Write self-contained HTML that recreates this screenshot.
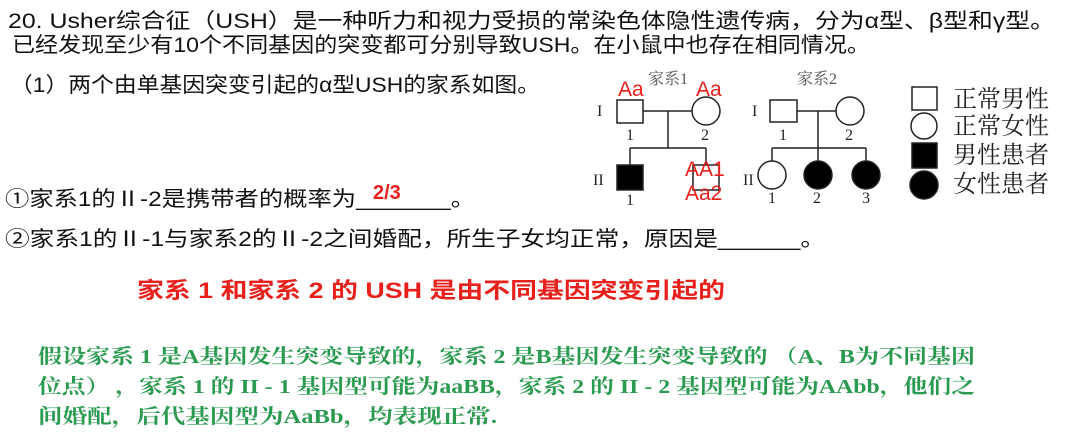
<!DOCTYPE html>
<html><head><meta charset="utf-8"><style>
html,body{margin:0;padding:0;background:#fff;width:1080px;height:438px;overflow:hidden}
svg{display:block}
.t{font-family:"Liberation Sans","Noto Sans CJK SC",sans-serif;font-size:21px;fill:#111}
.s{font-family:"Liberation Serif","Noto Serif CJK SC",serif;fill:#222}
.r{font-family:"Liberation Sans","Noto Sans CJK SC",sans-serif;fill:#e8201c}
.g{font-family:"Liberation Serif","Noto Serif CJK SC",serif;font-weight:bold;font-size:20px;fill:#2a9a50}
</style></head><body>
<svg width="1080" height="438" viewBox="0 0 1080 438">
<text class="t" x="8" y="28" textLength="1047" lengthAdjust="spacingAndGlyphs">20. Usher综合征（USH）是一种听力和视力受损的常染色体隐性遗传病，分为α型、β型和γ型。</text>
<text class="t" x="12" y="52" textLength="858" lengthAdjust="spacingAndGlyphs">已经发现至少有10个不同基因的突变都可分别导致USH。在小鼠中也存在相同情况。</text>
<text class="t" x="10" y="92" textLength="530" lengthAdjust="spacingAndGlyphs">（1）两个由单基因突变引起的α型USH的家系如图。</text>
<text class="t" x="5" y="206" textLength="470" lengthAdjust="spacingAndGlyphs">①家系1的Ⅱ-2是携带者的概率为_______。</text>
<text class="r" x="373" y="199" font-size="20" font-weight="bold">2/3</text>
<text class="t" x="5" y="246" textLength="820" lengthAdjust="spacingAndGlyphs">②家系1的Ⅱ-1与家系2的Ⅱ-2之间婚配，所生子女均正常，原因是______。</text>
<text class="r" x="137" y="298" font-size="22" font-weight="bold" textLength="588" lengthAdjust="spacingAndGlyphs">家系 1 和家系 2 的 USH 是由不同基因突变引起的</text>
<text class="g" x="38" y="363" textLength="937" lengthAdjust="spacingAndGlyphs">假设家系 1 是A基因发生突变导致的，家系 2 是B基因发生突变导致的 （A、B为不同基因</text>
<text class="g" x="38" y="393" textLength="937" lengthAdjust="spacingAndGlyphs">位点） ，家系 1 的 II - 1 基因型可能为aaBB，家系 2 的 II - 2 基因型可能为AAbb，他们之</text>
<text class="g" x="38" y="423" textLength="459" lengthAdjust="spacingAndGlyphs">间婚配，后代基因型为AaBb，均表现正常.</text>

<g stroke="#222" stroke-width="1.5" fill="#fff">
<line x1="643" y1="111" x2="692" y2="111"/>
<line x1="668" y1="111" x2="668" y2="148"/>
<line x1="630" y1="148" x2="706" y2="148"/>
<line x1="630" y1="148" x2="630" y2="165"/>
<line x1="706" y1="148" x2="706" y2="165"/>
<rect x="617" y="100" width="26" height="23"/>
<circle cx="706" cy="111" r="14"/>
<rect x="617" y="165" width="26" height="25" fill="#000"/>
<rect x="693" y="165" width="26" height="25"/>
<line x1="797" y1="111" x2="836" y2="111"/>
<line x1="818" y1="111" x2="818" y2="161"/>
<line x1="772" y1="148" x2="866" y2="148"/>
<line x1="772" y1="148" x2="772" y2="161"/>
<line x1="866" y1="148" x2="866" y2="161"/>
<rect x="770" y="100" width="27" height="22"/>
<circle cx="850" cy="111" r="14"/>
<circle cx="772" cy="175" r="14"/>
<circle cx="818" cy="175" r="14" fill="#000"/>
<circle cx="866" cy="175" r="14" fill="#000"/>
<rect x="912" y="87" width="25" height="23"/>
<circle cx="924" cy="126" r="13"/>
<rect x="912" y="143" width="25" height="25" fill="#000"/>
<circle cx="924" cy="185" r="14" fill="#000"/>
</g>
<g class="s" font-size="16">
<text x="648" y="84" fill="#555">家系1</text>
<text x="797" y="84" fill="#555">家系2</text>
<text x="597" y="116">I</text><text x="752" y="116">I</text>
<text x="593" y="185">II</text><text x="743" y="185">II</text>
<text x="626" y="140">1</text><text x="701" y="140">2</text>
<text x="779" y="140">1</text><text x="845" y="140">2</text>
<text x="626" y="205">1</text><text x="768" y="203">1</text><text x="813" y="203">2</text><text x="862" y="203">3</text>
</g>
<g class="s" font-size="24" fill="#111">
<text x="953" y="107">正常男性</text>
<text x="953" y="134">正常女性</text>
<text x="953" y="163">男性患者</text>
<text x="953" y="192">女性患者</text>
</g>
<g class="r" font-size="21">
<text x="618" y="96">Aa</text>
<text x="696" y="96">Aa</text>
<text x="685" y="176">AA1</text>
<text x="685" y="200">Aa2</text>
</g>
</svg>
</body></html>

__________________________________________________

Quote the data above in full, leaving out the pictures it holds.

• [Solution to the problem]
Write self-contained HTML that recreates this screenshot.
<!DOCTYPE html>
<html><head><meta charset="utf-8"><style>
html,body{margin:0;padding:0;background:#fff;width:1080px;height:438px;overflow:hidden}
svg{display:block}
.t{font-family:"Liberation Sans","Noto Sans CJK SC",sans-serif;font-size:21px;fill:#111}
.s{font-family:"Liberation Serif","Noto Serif CJK SC",serif;fill:#222}
.r{font-family:"Liberation Sans","Noto Sans CJK SC",sans-serif;fill:#e8201c}
.g{font-family:"Liberation Serif","Noto Serif CJK SC",serif;font-weight:bold;font-size:20px;fill:#2a9a50}
</style></head><body>
<svg width="1080" height="438" viewBox="0 0 1080 438">
<text class="t" x="8" y="28" textLength="1047" lengthAdjust="spacingAndGlyphs">20. Usher综合征（USH）是一种听力和视力受损的常染色体隐性遗传病，分为α型、β型和γ型。</text>
<text class="t" x="12" y="52" textLength="858" lengthAdjust="spacingAndGlyphs">已经发现至少有10个不同基因的突变都可分别导致USH。在小鼠中也存在相同情况。</text>
<text class="t" x="10" y="92" textLength="530" lengthAdjust="spacingAndGlyphs">（1）两个由单基因突变引起的α型USH的家系如图。</text>
<text class="t" x="5" y="206" textLength="470" lengthAdjust="spacingAndGlyphs">①家系1的Ⅱ-2是携带者的概率为_______。</text>
<text class="r" x="373" y="199" font-size="20" font-weight="bold">2/3</text>
<text class="t" x="5" y="246" textLength="820" lengthAdjust="spacingAndGlyphs">②家系1的Ⅱ-1与家系2的Ⅱ-2之间婚配，所生子女均正常，原因是______。</text>
<text class="r" x="137" y="298" font-size="22" font-weight="bold" textLength="588" lengthAdjust="spacingAndGlyphs">家系 1 和家系 2 的 USH 是由不同基因突变引起的</text>
<text class="g" x="38" y="363" textLength="937" lengthAdjust="spacingAndGlyphs">假设家系 1 是A基因发生突变导致的，家系 2 是B基因发生突变导致的 （A、B为不同基因</text>
<text class="g" x="38" y="393" textLength="937" lengthAdjust="spacingAndGlyphs">位点） ，家系 1 的 II - 1 基因型可能为aaBB，家系 2 的 II - 2 基因型可能为AAbb，他们之</text>
<text class="g" x="38" y="423" textLength="459" lengthAdjust="spacingAndGlyphs">间婚配，后代基因型为AaBb，均表现正常.</text>

<g stroke="#222" stroke-width="1.5" fill="#fff">
<line x1="643" y1="111" x2="692" y2="111"/>
<line x1="668" y1="111" x2="668" y2="148"/>
<line x1="630" y1="148" x2="706" y2="148"/>
<line x1="630" y1="148" x2="630" y2="165"/>
<line x1="706" y1="148" x2="706" y2="165"/>
<rect x="617" y="100" width="26" height="23"/>
<circle cx="706" cy="111" r="14"/>
<rect x="617" y="165" width="26" height="25" fill="#000"/>
<rect x="693" y="165" width="26" height="25"/>
<line x1="797" y1="111" x2="836" y2="111"/>
<line x1="818" y1="111" x2="818" y2="161"/>
<line x1="772" y1="148" x2="866" y2="148"/>
<line x1="772" y1="148" x2="772" y2="161"/>
<line x1="866" y1="148" x2="866" y2="161"/>
<rect x="770" y="100" width="27" height="22"/>
<circle cx="850" cy="111" r="14"/>
<circle cx="772" cy="175" r="14"/>
<circle cx="818" cy="175" r="14" fill="#000"/>
<circle cx="866" cy="175" r="14" fill="#000"/>
<rect x="912" y="87" width="25" height="23"/>
<circle cx="924" cy="126" r="13"/>
<rect x="912" y="143" width="25" height="25" fill="#000"/>
<circle cx="924" cy="185" r="14" fill="#000"/>
</g>
<g class="s" font-size="16">
<text x="648" y="84" fill="#555">家系1</text>
<text x="797" y="84" fill="#555">家系2</text>
<text x="597" y="116">I</text><text x="752" y="116">I</text>
<text x="593" y="185">II</text><text x="743" y="185">II</text>
<text x="626" y="140">1</text><text x="701" y="140">2</text>
<text x="779" y="140">1</text><text x="845" y="140">2</text>
<text x="626" y="205">1</text><text x="768" y="203">1</text><text x="813" y="203">2</text><text x="862" y="203">3</text>
</g>
<g class="s" font-size="24" fill="#111">
<text x="953" y="107">正常男性</text>
<text x="953" y="134">正常女性</text>
<text x="953" y="163">男性患者</text>
<text x="953" y="192">女性患者</text>
</g>
<g class="r" font-size="21">
<text x="618" y="96">Aa</text>
<text x="696" y="96">Aa</text>
<text x="685" y="176">AA1</text>
<text x="685" y="200">Aa2</text>
</g>
</svg>
</body></html>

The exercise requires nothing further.